**DATASET RECORDS:**

────────────────────

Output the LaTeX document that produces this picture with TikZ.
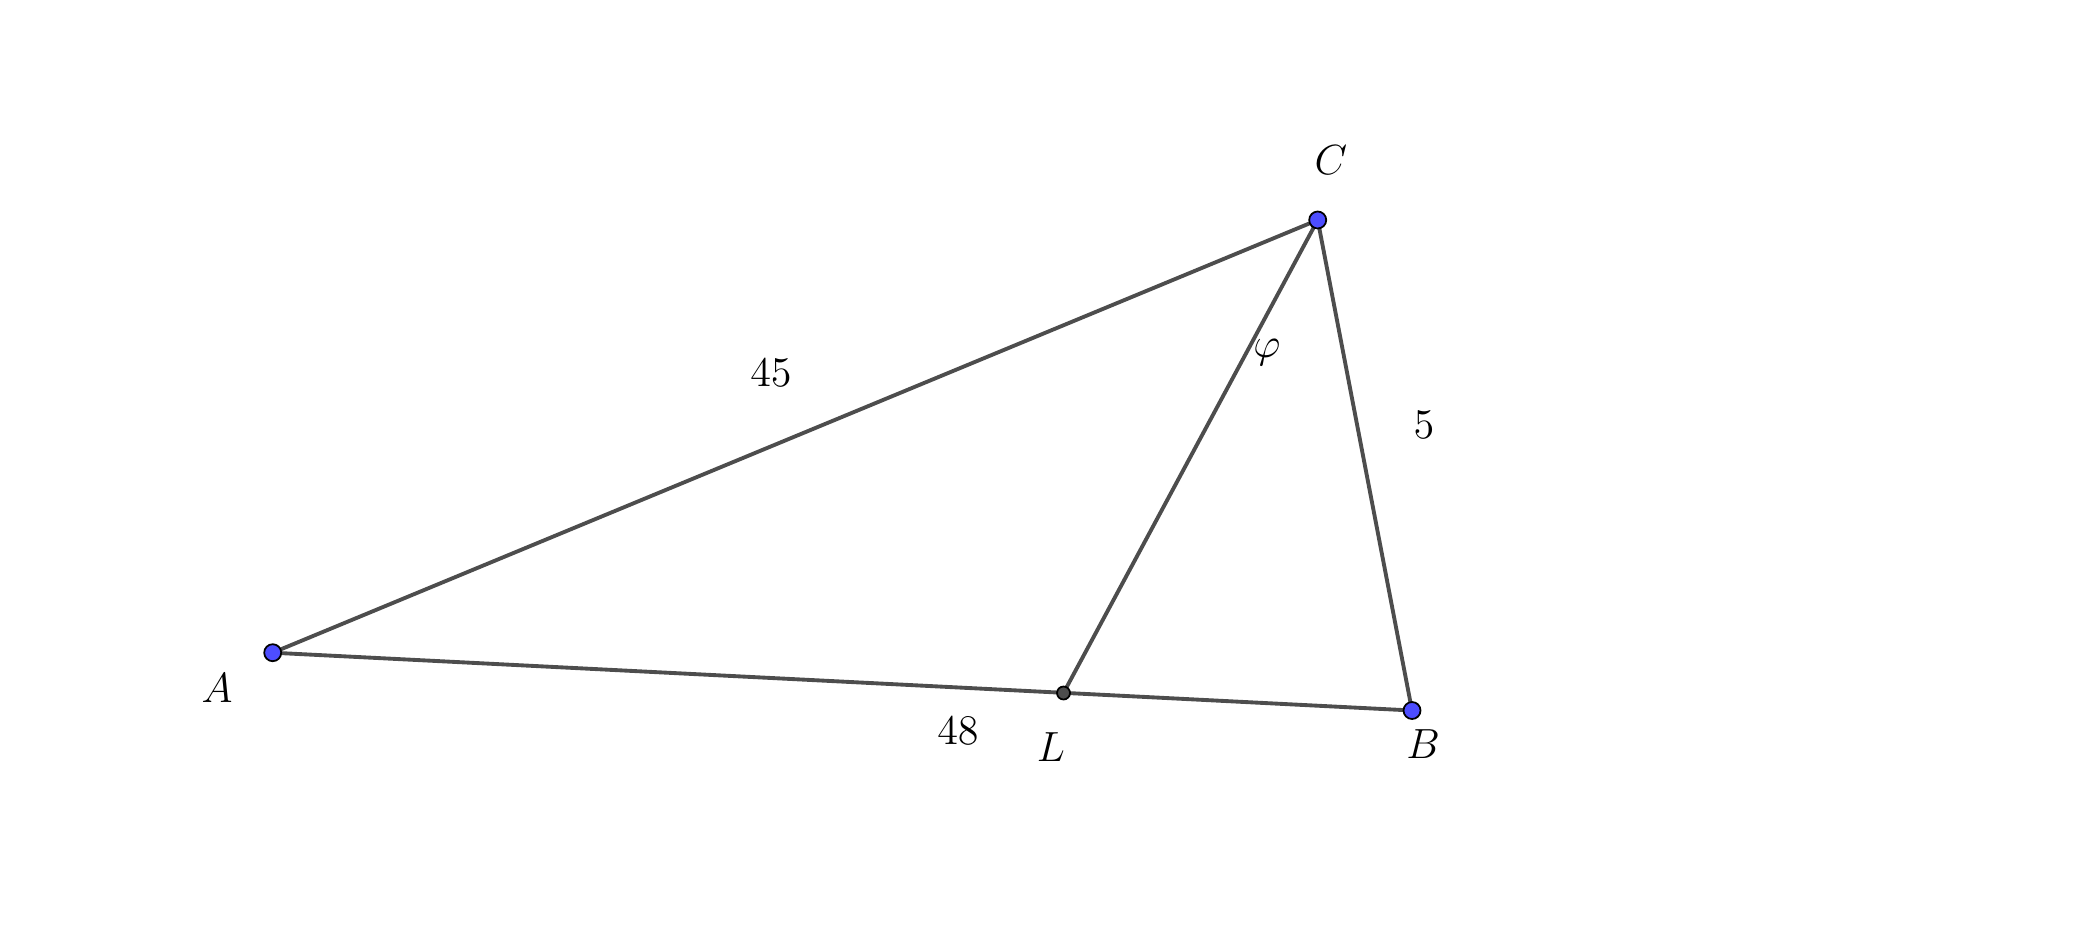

────────────────────

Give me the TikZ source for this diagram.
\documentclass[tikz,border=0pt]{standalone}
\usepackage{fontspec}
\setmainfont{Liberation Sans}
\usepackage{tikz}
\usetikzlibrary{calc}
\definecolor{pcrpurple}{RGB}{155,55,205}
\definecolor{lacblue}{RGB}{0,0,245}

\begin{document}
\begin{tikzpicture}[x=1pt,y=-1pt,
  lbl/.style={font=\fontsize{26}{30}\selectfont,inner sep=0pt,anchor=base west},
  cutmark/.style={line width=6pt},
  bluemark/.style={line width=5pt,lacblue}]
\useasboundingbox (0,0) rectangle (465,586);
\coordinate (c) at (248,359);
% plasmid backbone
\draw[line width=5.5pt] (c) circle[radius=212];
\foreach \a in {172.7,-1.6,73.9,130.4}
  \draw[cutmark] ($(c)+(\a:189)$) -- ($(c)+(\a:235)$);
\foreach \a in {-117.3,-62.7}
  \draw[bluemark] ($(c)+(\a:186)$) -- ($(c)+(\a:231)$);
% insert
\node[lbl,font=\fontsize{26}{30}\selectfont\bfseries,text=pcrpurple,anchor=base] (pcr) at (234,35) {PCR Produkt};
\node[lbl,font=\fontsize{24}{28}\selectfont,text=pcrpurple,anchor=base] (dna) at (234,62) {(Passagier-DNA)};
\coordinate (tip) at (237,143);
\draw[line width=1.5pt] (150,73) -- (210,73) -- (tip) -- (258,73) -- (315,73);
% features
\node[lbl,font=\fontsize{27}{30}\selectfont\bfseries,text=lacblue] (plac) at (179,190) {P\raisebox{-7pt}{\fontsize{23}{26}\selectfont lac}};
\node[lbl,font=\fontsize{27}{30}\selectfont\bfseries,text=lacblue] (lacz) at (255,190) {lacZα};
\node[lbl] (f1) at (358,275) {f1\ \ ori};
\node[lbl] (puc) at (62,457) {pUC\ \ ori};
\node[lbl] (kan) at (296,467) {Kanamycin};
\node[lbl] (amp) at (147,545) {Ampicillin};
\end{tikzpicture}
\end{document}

────────────────────

From the listing, copy each line containing the word "this".

**WRITTEN ANSWER:**
Output the LaTeX document that produces this picture with TikZ.
Give me the TikZ source for this diagram.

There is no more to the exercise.